Lorsque le gouvernement a annoncé qu’il amorçait des négociations pour acheter ces F-35, il a laissé la porte ouverte à l’appareil concurrent suédois Gripen, de Saab, si les pourparlers avec Lockheed Martin et le gouvernement américain devaient s’enliser.
Les négociations devraient durer sept mois et, malgré ce que la ministre de la Défense, Anita Anand, a décrit comme une compétition «rigoureuse» pour obtenir le meilleur avion au moindre coût avec le plus d’avantages économiques, les responsables ont déclaré que la portée des pourparlers serait large.
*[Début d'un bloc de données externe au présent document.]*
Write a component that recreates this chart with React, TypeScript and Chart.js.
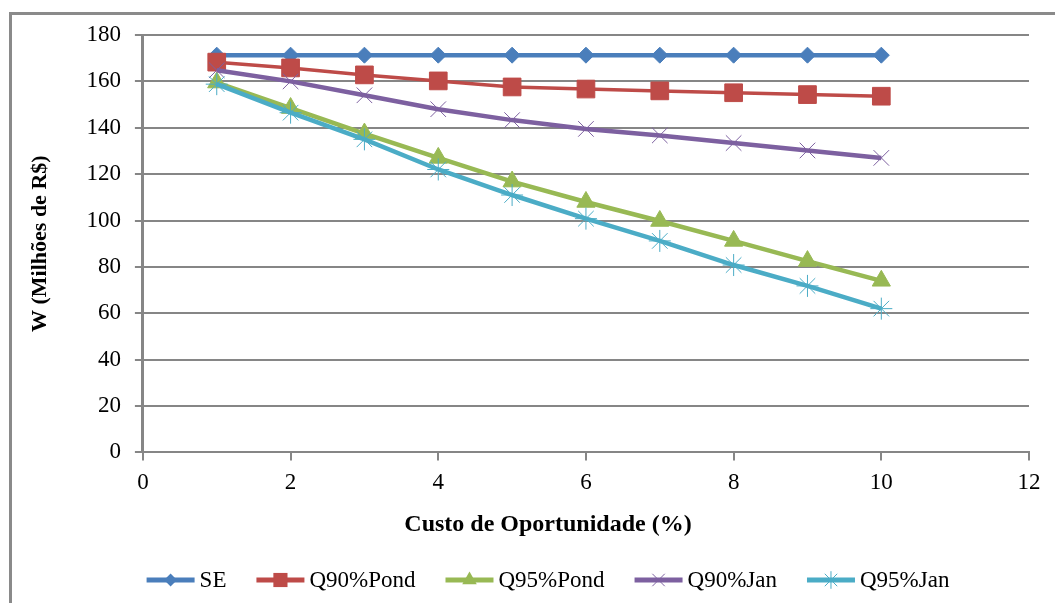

«Ce qu’on a dit aux agences gouvernementales, c’est de ne pas simplement commencer à travailler sur l’incorporation du F-35 dans l’armée de l’air, a déclaré M. Flynn. En leur ordonnant de ne pas travailler sur le programme jusqu’à ce que tout soit finalisé, on introduit de nouveaux délais.»
Selon M. Flynn, ces retards incluent l’attente de la formation des pilotes et des mécaniciens, et le report d’importantes mises à niveau des infrastructures dans les bases aériennes. Cela signifie aussi que l’armée ne peut pas aller de l’avant avec l’achat de nouveaux ravitailleurs en vol. «L’armée de l’air sera en retard quand viendra le temps de s’entraîner et de s’adapter à ce nouvel avion», croit-il.
Les responsables ont déclaré qu’ils espéraient signer un contrat final d’ici l’année prochaine et recevoir le premier F-35 vers 2025.